◆ **Problem description**
Print the listing from its top line through the line containing "[fmt(t) for t", nothing more, and leave out the pictures.

◆ **Available data**
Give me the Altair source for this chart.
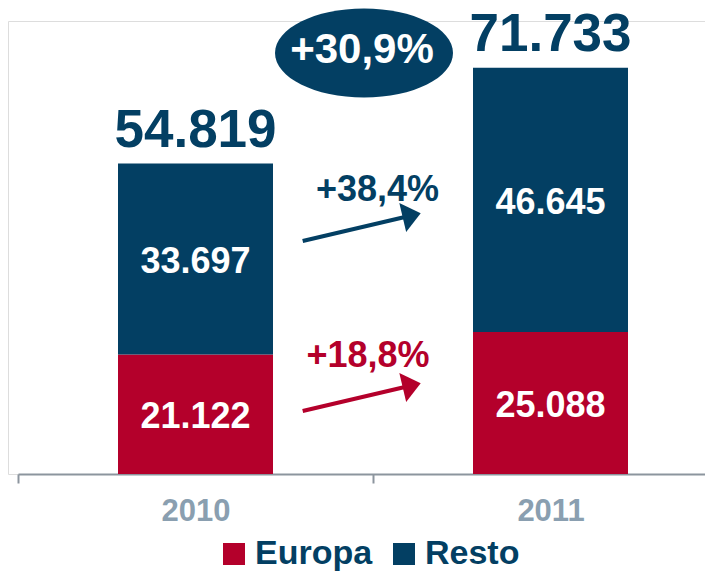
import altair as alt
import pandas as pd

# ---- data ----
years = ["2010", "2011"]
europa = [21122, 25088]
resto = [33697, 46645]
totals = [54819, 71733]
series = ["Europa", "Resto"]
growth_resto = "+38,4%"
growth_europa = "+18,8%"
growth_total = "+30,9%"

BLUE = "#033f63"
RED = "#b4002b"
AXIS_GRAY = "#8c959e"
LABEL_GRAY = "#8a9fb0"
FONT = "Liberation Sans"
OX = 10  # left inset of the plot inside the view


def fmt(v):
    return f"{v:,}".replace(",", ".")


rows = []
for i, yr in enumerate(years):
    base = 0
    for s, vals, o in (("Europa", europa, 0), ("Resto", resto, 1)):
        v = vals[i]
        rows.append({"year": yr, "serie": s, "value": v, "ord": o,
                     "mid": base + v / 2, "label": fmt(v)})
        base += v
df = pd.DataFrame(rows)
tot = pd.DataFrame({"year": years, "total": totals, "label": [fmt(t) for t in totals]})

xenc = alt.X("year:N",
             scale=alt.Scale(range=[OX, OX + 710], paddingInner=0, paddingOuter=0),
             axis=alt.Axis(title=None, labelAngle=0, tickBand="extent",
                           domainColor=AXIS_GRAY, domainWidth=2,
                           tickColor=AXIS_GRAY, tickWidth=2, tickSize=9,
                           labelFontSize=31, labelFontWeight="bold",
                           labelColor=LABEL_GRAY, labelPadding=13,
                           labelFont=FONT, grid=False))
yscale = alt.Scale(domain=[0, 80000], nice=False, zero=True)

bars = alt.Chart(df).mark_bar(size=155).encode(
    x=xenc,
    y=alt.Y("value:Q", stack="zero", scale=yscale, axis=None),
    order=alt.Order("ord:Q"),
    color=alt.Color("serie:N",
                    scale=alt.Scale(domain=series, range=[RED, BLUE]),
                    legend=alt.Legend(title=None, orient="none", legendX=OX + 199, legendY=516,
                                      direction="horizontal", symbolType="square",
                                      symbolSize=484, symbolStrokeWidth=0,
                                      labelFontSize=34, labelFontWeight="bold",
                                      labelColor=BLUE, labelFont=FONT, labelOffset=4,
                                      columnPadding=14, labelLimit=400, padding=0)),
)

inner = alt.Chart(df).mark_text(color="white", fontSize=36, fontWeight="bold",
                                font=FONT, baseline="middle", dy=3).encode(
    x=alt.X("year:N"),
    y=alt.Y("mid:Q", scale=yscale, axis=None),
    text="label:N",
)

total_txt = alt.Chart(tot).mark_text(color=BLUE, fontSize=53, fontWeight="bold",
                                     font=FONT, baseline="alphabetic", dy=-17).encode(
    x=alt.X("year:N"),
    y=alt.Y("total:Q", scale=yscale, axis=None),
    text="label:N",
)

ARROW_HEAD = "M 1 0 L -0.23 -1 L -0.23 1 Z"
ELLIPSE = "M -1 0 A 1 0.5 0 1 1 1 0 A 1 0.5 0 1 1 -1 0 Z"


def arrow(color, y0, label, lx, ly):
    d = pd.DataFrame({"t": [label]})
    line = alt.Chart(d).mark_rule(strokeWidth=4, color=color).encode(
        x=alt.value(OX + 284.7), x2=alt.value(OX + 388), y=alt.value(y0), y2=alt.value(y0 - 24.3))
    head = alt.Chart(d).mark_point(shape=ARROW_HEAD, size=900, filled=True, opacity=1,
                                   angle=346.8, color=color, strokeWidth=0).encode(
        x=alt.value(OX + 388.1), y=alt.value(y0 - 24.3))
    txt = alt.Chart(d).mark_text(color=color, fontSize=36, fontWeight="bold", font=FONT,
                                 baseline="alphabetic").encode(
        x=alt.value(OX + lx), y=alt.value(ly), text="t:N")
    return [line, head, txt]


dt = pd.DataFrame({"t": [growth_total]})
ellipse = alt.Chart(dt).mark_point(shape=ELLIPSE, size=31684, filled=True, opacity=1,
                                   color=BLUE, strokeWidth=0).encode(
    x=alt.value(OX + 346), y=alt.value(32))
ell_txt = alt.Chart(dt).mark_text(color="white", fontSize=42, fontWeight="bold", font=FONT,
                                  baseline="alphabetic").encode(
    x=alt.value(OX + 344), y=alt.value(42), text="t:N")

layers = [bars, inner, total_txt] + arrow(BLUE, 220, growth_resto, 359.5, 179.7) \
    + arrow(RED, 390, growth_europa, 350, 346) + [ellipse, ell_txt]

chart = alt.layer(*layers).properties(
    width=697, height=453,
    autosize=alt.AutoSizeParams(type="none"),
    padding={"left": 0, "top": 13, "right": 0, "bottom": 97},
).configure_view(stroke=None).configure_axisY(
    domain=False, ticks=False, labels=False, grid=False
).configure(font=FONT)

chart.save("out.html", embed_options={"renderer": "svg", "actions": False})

◆ **Full output**
Give me the Altair source for this chart.
import altair as alt
import pandas as pd

# ---- data ----
years = ["2010", "2011"]
europa = [21122, 25088]
resto = [33697, 46645]
totals = [54819, 71733]
series = ["Europa", "Resto"]
growth_resto = "+38,4%"
growth_europa = "+18,8%"
growth_total = "+30,9%"

BLUE = "#033f63"
RED = "#b4002b"
AXIS_GRAY = "#8c959e"
LABEL_GRAY = "#8a9fb0"
FONT = "Liberation Sans"
OX = 10  # left inset of the plot inside the view


def fmt(v):
    return f"{v:,}".replace(",", ".")


rows = []
for i, yr in enumerate(years):
    base = 0
    for s, vals, o in (("Europa", europa, 0), ("Resto", resto, 1)):
        v = vals[i]
        rows.append({"year": yr, "serie": s, "value": v, "ord": o,
                     "mid": base + v / 2, "label": fmt(v)})
        base += v
df = pd.DataFrame(rows)
tot = pd.DataFrame({"year": years, "total": totals, "label": [fmt(t) for t in totals]})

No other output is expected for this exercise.